One of my most beloved culinary applications of this vegetable is in zucchini bread, a recipe I have honed to perfection over the years. The zucchini’s natural sweetness harmonizes perfectly with spices like cinnamon and vanilla. At the same time, its moisture guarantees a soft and tender crumb.
But the magic of zucchini doesn’t stop with bread. It’s a food that lends itself beautifully to sweet and savory preparations. Whether grilled or roasted, zucchini develops a pleasing char and an intensified sweetness. Thinly sliced and eaten raw brings a refreshing crunch to salads.

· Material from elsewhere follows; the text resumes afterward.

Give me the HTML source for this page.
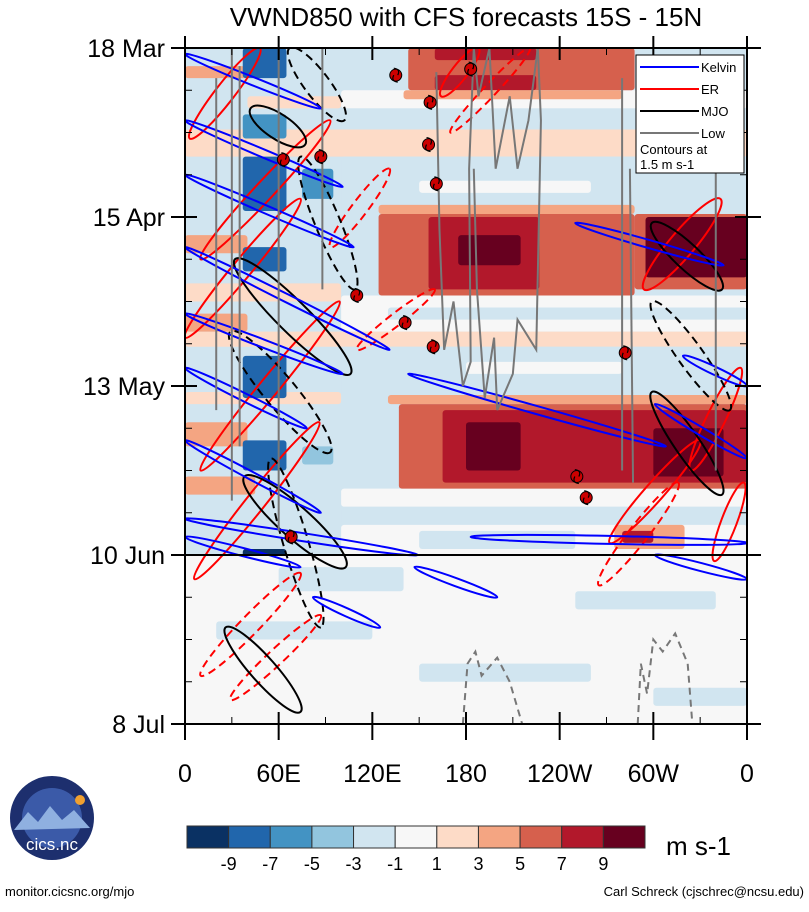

So, revel in the versatility of zucchini, enjoy its flavors and above all, have fun with it. Because cooking is about nurturing, experimenting and finding joy in the journey.
Makes 4 loaves
4 cups all-purpose flour
1 tablespoon baking powder (rounded)
½ tablespoon baking soda
2 teaspoons ground cinnamon
1 teaspoon salt
1 cup plus 2 tablespoons unsalted butter
4 large eggs
2 ¼ cups granulated sugar
1 cup vegetable oil
1 tablespoon vanilla extract
3 cups grated zucchini
(about 4 medium zucchinis)
¾ cup chopped nuts (walnuts or pecans), optional
➊ Preheat oven to 350°F. Grease and flour four, 9×5-inch loaf pans or line them with parchment paper.
➋ In a medium saucepan, melt the unsalted butter over medium heat until it turns a light brown color and gives off a nutty aroma. Remove from heat and let it cool for a few minutes.
➌ In a large mixing bowl, whisk the flour, baking powder, baking soda, ground cinnamon and salt until combined.
➍ Whisk together the brown butter, eggs, sugar, vegetable oil and vanilla extract in a separate bowl until the mixture is smooth and well-incorporated.
➎ Gradually add the dry ingredient mixture to the wet ingredients, stirring until combined. Avoid overmixing, as this may result in tough bread.
➏ Gently fold the grated zucchini and chopped nuts (if using) into the batter.
➐ Divide the batter equally among the four prepared loaf pans and bake for about 50 to 60 minutes or until a toothpick inserted into the center of each loaf comes out clean.
➑ Let loaves cool in the pans for about 10 minutes. Carefully transfer the zucchini bread loaves to a
wire rack to cool completely before slicing.